Gary Leon Burrell (August 24, 1937 – June 12, 2019) was an American electrical engineer, businessman, and philanthropist. He was the co-founder, with Min Kao, and chairman emeritus of Garmin, makers of popular Global Positioning System devices.

==Early life==
Gary Burrell was born in 1937. He earned his undergraduate degree in electrical engineering from Wichita State University and a master's degree from Rensselaer Polytechnic Institute.

==Career==
Burrell worked for Lowrance Electronics and King Radio Corporation. In the early 1980s, he worked for Allied Signal.
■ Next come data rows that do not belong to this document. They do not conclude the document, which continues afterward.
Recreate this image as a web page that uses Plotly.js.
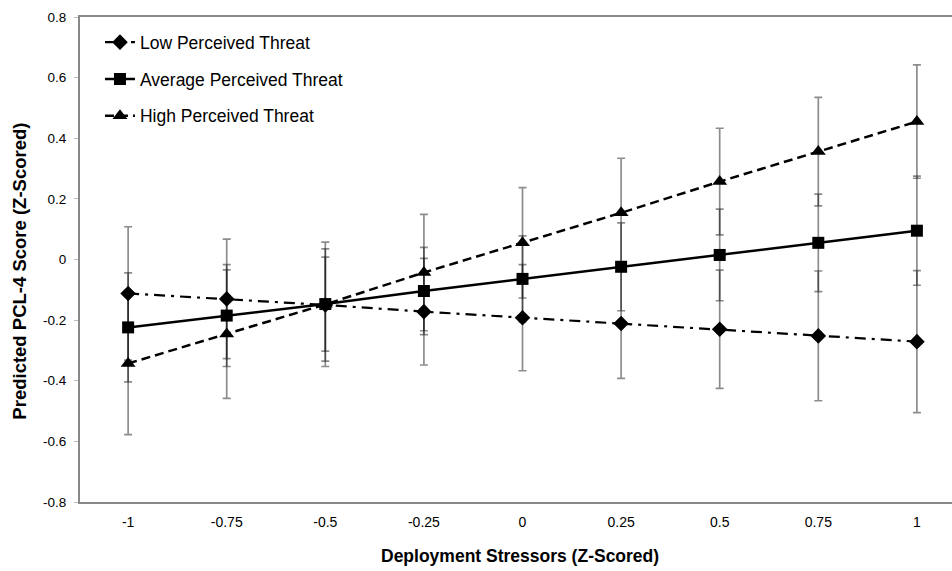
<!DOCTYPE html>
<html>
<head>
<meta charset="utf-8">
<script src="https://cdn.plot.ly/plotly-3.0.1.min.js"></script>
<style>
html,body{margin:0;padding:0;background:#fff;}
#chart{width:952px;height:571px;}
</style>
</head>
<body>
<div id="chart"></div>
<script>
// Data
var stressors = [-1, -0.75, -0.5, -0.25, 0, 0.25, 0.5, 0.75, 1];
var xTickLabels = ["-1", "-0.75", "-0.5", "-0.25", "0", "0.25", "0.5", "0.75", "1"];
var yTickVals = [0.8, 0.6, 0.4, 0.2, 0, -0.2, -0.4, -0.6, -0.8];
var yTickLabels = ["0.8", "0.6", "0.4", "0.2", "0", "-0.2", "-0.4", "-0.6", "-0.8"];

var lowThreat = [-0.112, -0.130, -0.150, -0.172, -0.192, -0.211, -0.230, -0.252, -0.271];
var lowError  = [0.220, 0.197, 0.185, 0.176, 0.175, 0.181, 0.195, 0.214, 0.234];

var avgThreat = [-0.224, -0.185, -0.147, -0.104, -0.064, -0.024, 0.015, 0.055, 0.095];
var avgError  = [0.180, 0.168, 0.155, 0.144, 0.142, 0.145, 0.151, 0.161, 0.180];

var highThreat = [-0.343, -0.246, -0.148, -0.043, 0.055, 0.154, 0.257, 0.356, 0.455];
var highError  = [0.235, 0.212, 0.205, 0.192, 0.182, 0.180, 0.176, 0.179, 0.187];

var xTitle = 'Deployment Stressors (Z-Scored)';
var yTitle = 'Predicted PCL-4 Score (Z-Scored)';

var fam = "Liberation Sans, Arial, sans-serif";
var errStyle = function(arr){
  return {type:'data', array:arr, visible:true, color:'rgba(0,0,0,0.45)', thickness:1.7, width:4};
};

var traces = [
  {
    x: stressors, y: lowThreat, name: 'Low Perceived Threat', type: 'scatter', mode: 'lines+markers',
    legendgroup: 'a',
    line: {color: '#000', width: 2.2, dash: '11px,6px,3px,6px'},
    marker: {symbol: 'diamond', size: 12, color: '#000'},
    error_y: errStyle(lowError)
  },
  {
    x: stressors, y: avgThreat, name: 'Average Perceived Threat', type: 'scatter', mode: 'lines+markers',
    legendgroup: 'b',
    line: {color: '#000', width: 2.5},
    marker: {symbol: 'square', size: 12, color: '#000'},
    error_y: errStyle(avgError)
  },
  {
    x: stressors, y: highThreat, name: 'High Perceived Threat', type: 'scatter', mode: 'lines+markers',
    legendgroup: 'c',
    line: {color: '#000', width: 2.5, dash: '9px,5px'},
    marker: {symbol: 'triangle-up', size: 13, color: '#000'},
    error_y: errStyle(highError)
  }
];

var layout = {
  width: 952, height: 571,
  margin: {l: 80, r: 0, t: 17, b: 69},
  paper_bgcolor: '#fff', plot_bgcolor: '#fff',
  font: {family: fam, color: '#000'},
  showlegend: true,
  legend: {
    x: 0.0229, y: 0.985, xanchor: 'left', yanchor: 'top',
    bgcolor: 'rgba(0,0,0,0)', borderwidth: 0,
    font: {family: fam, size: 17.5, color: '#000'},
    tracegroupgap: 11, itemwidth: 30
  },
  xaxis: {
    range: [-1.122, 1.089],
    tickvals: stressors, ticktext: xTickLabels,
    ticks: '', showgrid: false, zeroline: false,
    showline: true, linecolor: '#888', linewidth: 2, mirror: true,
    tickfont: {family: fam, size: 14, color: '#000'},
    ticklabelstandoff: 6
  },
  yaxis: {
    range: [-0.8, 0.8],
    tickvals: yTickVals, ticktext: yTickLabels,
    ticks: 'outside', ticklen: 4, tickcolor: '#bbb', tickwidth: 1,
    showgrid: false, zeroline: false,
    showline: true, linecolor: '#888', linewidth: 2,
    tickfont: {family: fam, size: 13.5, color: '#000'},
    ticklabelstandoff: 5
  },
  annotations: [
    {
      text: '<b>' + xTitle + '</b>', xref: 'paper', yref: 'paper',
      x: 0.505, y: -0.111, xanchor: 'center', yanchor: 'middle', showarrow: false,
      font: {family: fam, size: 17.5, color: '#000'}
    },
    {
      text: '<b>' + yTitle + '</b>', xref: 'paper', yref: 'paper',
      x: -0.0688, y: 0.475, xanchor: 'center', yanchor: 'middle', showarrow: false,
      textangle: -90,
      font: {family: fam, size: 18.5, color: '#000'}
    }
  ]
};

Plotly.newPlot('chart', traces, layout, {displayModeBar: false, staticPlot: true});
</script>
</body>
</html>
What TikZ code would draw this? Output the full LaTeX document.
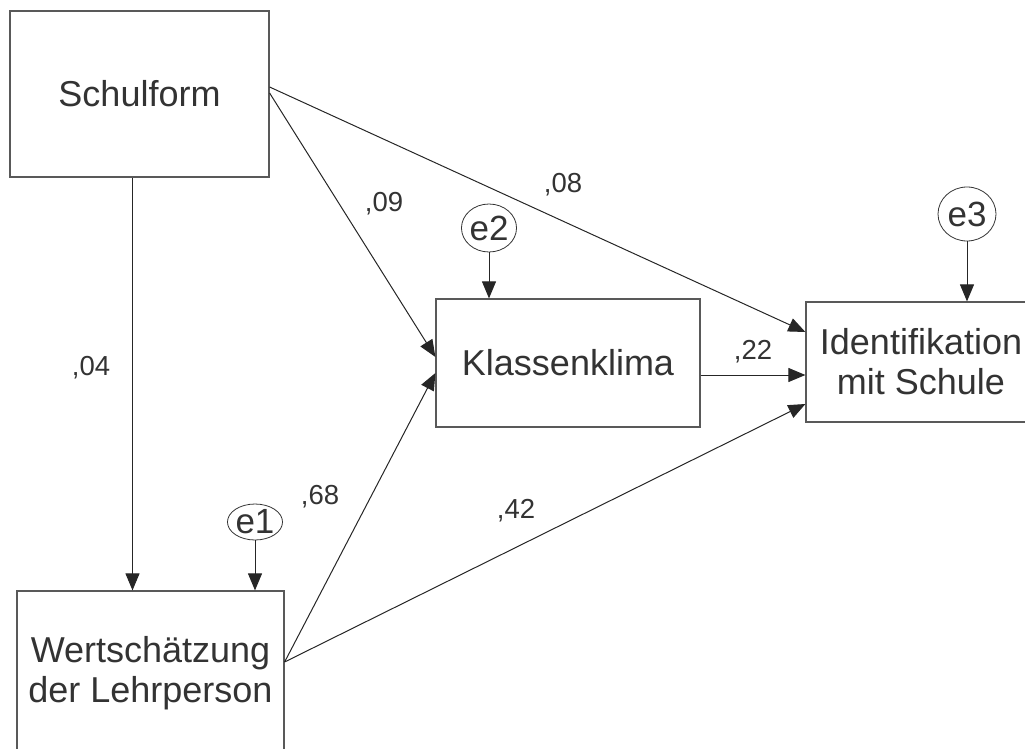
\documentclass[tikz,border=0pt]{standalone}
\usepackage{fontspec}
\setmainfont{Liberation Sans}
\usetikzlibrary{arrows.meta,shapes.geometric}
\definecolor{amosgray}{HTML}{333333}
\tikzset{
  var/.style={draw=black!65, line width=1.2pt, fill=white, align=center,
    text=amosgray, font=\fontsize{36}{40}\selectfont, inner sep=0pt},
  err/.style={ellipse, draw=black!80, line width=0.8pt, text=amosgray,
    font=\fontsize{35}{36}\selectfont, inner sep=0pt},
  coef/.style={text=amosgray, font=\fontsize{27.5}{30}\selectfont, inner sep=0pt},
  path/.style={-{Triangle[length=17pt,width=14pt]}, draw=black!85, line width=1pt}
}
\begin{document}
\begin{tikzpicture}[x=1pt,y=-1pt]
  \clip (0,0) rectangle (1025,749);
  \draw
    (139.5,94) node[var, minimum width=259pt, minimum height=166pt] (s){Schulform}
    (150.5,673) node[var, minimum width=267pt, minimum height=164pt] (w){Wertschätzung\\der Lehrperson}
    (568,363) node[var, minimum width=264pt, minimum height=128pt] (k){Klassenklima}
    (921,362) node[var, minimum width=230pt, minimum height=120pt] (i){Identifikation\\mit Schule}
    (255,522) node[err, minimum width=54pt, minimum height=36pt] (e1){e1}
    (489,228) node[err, minimum width=50pt, minimum height=48pt] (e2){e2}
    (967,214) node[err, minimum width=58pt, minimum height=54pt] (e3){e3};
  \draw
    (384,204) node[coef] (c09){,09}
    (563,185) node[coef] (c08){,08}
    (91,368) node[coef] (c04){,04}
    (753,352) node[coef] (c22){,22}
    (320,497) node[coef] (c68){,68}
    (516,511) node[coef] (c42){,42};
  \begin{scope}[path]
    \draw ([xshift=-7pt]s.south) to ([xshift=-7pt]s.south |- w.north);
    \draw ([yshift=7pt]s.east) to ([yshift=30pt]i.west);
    \draw ([yshift=1pt]s.east) to ([yshift=6pt]k.west);
    \draw ([yshift=11pt]w.east) to ([yshift=-10pt]k.west);
    \draw ([yshift=11pt]w.east) to ([yshift=-42pt]i.west);
    \draw ([yshift=-12pt]k.east) to ([yshift=-13pt]i.west);
    \draw (e1.south) to (e1.south |- w.north);
    \draw (e2.south) to (e2.south |- k.north);
    \draw (e3.south) to (e3.south |- i.north);
  \end{scope}
\end{tikzpicture}
\end{document}
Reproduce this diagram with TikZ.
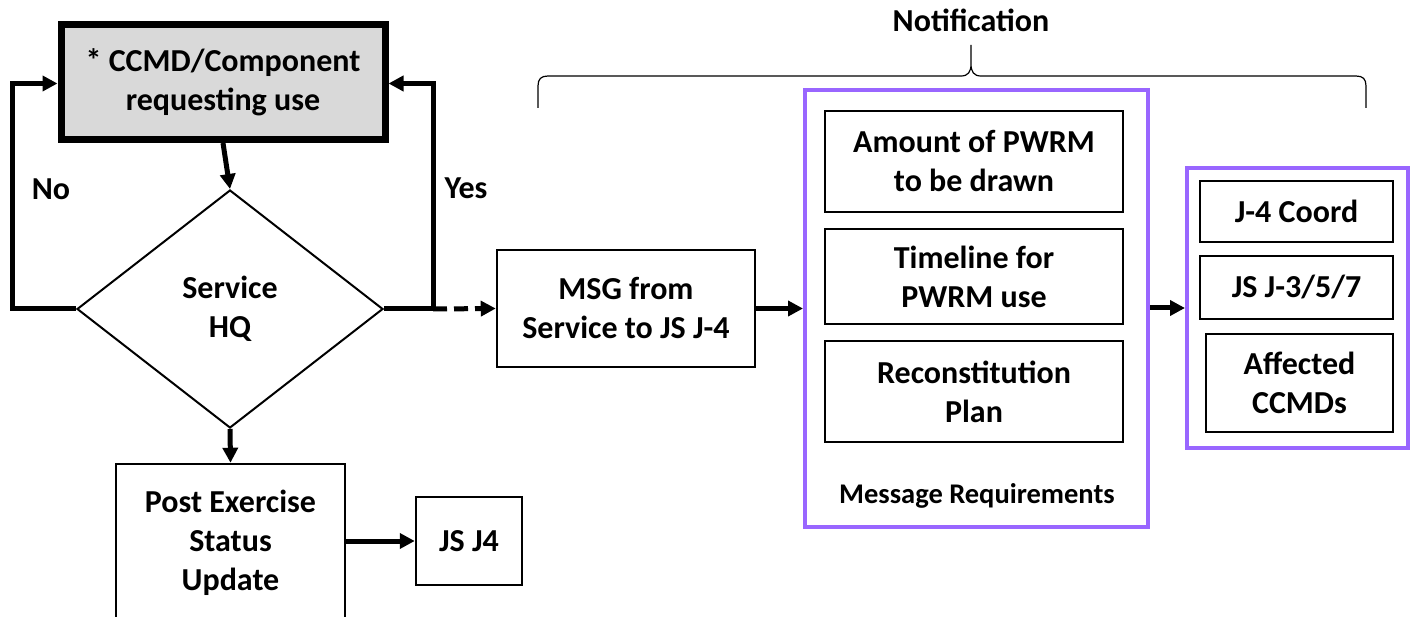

Along with partner Min Kao, Burrell founded Garmin in 1989 to make navigation devices for aviation and boating using the Global Positioning System. Their original office was two folding chairs and a card table. Some U.S. servicemen used Garmin GPS during the first Gulf War, even though Garmin never had a military contract. Later on, the technology was expanded for the U.S. market, providing directions across all United States roads and highways.

==Philanthropy==
Burrell was a significant donor to the Indian Creek Community Church in Olathe, Kansas.

==Awards==
In September 2024, Burrell was inducted into the National Aviation Hall of Fame in Dayton, Ohio.
==Personal life==
Burrell was married and had three children. He resided in Spring Hill, Kansas. As of 2016, Burrell was a billionaire. He died on June 12, 2019 at the age of 81 from complications of Parkinson's disease.